Gary Earl Ross’ Another Voice, “Education problems belong to the entire community,” should help spark a long-overdue community discussion.

Buffalo’s central question in the 21st century should go beyond asking: How do we improve high school graduation rates and test scores? Indeed, we should ask: How do we better use our existing community resources to help create a culture where lifelong learning is valued and expected?

No global community will prosper without helping solve human needs through products or services developed through research and continuous lifelong learning. Our developing downtown medical campus is just one example of that awareness in medicine and the health-related service field. In the private sector, companies disappear to competitors when lifelong learning is not valued.

Our library system, cultural institutions and all educational organizations should be key players in transforming our community into an imaginative lifelong learning center through creative programing. This programing should receive the generous support of the private, public and not-for-profit sectors. All have a necessary role to play. Exhibits can provide the opportunity for appreciating our past so we can better imagine our future.
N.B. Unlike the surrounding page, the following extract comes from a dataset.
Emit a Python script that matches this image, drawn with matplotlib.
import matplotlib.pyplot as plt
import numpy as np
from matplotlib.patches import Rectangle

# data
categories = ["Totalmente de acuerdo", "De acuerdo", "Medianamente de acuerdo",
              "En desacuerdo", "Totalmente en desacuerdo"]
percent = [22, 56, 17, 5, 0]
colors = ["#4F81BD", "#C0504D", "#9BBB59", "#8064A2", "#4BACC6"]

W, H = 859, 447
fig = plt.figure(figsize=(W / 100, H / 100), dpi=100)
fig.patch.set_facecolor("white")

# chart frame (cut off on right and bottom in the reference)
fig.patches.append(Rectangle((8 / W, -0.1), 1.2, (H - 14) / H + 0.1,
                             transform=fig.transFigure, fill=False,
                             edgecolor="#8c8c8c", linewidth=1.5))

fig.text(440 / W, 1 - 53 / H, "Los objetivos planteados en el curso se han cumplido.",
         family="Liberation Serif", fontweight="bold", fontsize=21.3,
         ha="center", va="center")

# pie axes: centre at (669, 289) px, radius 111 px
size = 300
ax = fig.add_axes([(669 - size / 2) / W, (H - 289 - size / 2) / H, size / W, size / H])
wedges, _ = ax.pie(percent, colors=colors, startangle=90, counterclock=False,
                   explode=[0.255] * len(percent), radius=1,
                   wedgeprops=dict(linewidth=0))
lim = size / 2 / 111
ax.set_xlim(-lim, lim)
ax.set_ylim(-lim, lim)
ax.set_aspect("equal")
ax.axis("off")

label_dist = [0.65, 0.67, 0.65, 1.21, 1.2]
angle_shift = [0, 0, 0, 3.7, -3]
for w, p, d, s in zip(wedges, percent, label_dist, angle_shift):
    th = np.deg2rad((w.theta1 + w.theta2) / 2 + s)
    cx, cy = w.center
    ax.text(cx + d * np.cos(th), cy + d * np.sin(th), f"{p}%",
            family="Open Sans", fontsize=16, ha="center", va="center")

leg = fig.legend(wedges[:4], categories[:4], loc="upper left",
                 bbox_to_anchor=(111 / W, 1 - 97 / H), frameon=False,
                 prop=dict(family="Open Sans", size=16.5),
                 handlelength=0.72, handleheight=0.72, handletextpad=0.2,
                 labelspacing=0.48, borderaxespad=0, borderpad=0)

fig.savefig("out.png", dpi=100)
An example is the current renaissance in Buffalo, which has its roots in our increased appreciation of the city’s design, park system, architecture, history and geography by fresh water. Buffalo, as a visitor and tourist destination, is becoming an enjoyable lifelong learning center.

We should begin the community discussion focusing on determining and describing the elements that make a community healthy, wealthy and sustainable in the 21st century. That should be part of our common goal. The Imagine Lecture Series every Tuesday from noon to 1 p.m. in the downtown Buffalo and Erie County Public Library has recently begun that discussion.